While these initiatives provide funding for orchards, infrastructure, and market access, their disjointed implementation creates confusion among growers about eligibility, creates overlapping targets, and leaves critical gaps unaddressed.

The strongest case for an empowered task force lies in the losses that the sector has experienced in recent years.

These losses are not caused by one problem alone. They emerge when bad rates, poor storage, transport bottlenecks, adverse weather, and market disorganisation overlap.

The damage then spreads across the entire rural economy, affecting growers, labourers, traders, packers, and transport operators.

Recent reporting indicates that the losses have been substantial. Newspapers have reported that Kashmir’s fruit sector suffered losses of about INR 2,000 crore in 2025.

Wider reporting over recent years has repeatedly described severe damage linked to road blockades, weather shocks, weak prices, and post-harvest constraints.

Figures reinforce what the Government of India’s own post-harvest loss assessments already suggest at the national level: fruit losses are a major economic problem and need integrated remedies, not scattered responses.

For Kashmir, the meaning of these losses is deeper because horticulture carries unusual social weight.

A crop failure or price collapse in such a region does not remain confined to one farm. It ripples through villages and families.

It affects debt, marriage, education, migration, and social morale. The state owes such people more than sympathy; it owes them effective policy.

Kashmir does not need another weak committee that meets occasionally and produces routine recommendations.

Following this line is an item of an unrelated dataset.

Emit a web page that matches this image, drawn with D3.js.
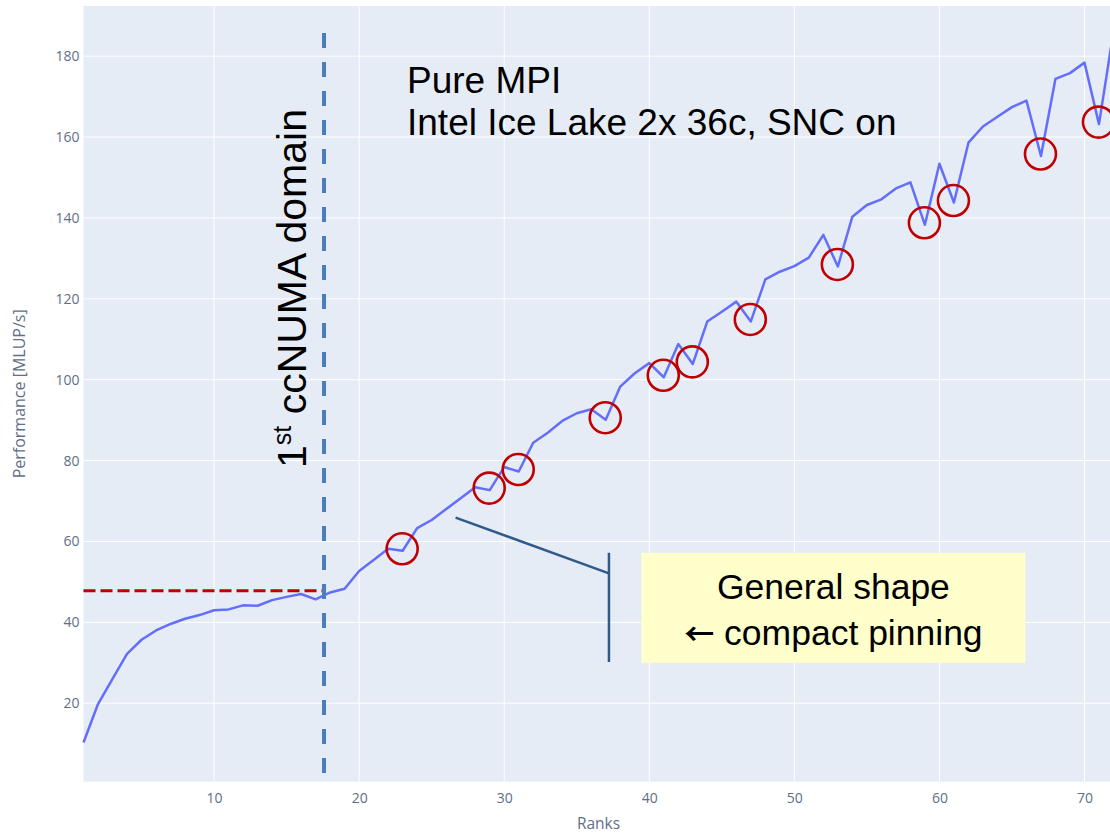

It needs an empowered horticulture task force with authority to coordinate departments, monitor implementation, remove bottlenecks, and intervene quickly when problems arise.

NITI Aayog’s roadmap is itself framed in mission mode, which shows that the challenge is cross-sectoral and requires convergence among institutions.

Such a task force should bring together the horticulture department, planning agencies, transport authorities, marketing bodies, financial institutions, researchers, cold-chain operators, and representatives of growers.

Its role should include price stabilisation measures, post-harvest infrastructure planning, market intelligence, export promotion, crop-loss tracking, and emergency transport coordination.

Only a body with this range can respond to the true complexity of Kashmir’s horticulture economy.

Kashmir would not be alone in adopting such a model.

Other regions in India have used high-level coordination mechanisms for agriculture and horticulture development, especially where geography and infrastructure gaps create special challenges.

The North Eastern Region has relied on high-level task force mechanisms and inter-governmental coordination for project facilitation and regional development.

Mountain states such as Himachal Pradesh have also long shown that horticulture requires coordinated policy attention because production, storage, extension, and transport are deeply connected.

The broader lesson is straightforward. Where horticulture is central to the economy and where geography creates logistical vulnerability, governance must be stronger and more integrated. Jammu and Kashmir meets both conditions fully.

The story from the Kisan Mela should not be forgotten. A man with almost nothing was still carrying two apple grafting sticks home.

That means horticulture in Kashmir is not just a sector; it is a stubborn form of hope.

But hope cannot survive indefinitely in a system broken by low prices, minimum policy awareness, inadequate CA storage, transport uncertainty, and recurring losses.

Kashmir needs an empowered horticulture task force because the crisis is structural, not seasonal.

The rate problem needs market reform. The storage problem needs urgent infrastructure expansion.

The transport problem needs coordinated logistics. The losses of the past five years need continuous monitoring and rapid response.

If the state wants to protect rural livelihoods and preserve one of Kashmir’s greatest economic strengths, then horticulture must be governed with the seriousness it deserves.

 

The author is an entrepreneur managing infrastructure and agricultural ventures in Kashmir. He is also a fellow of the Ananta Aspen Global Leadership Network (AGLN).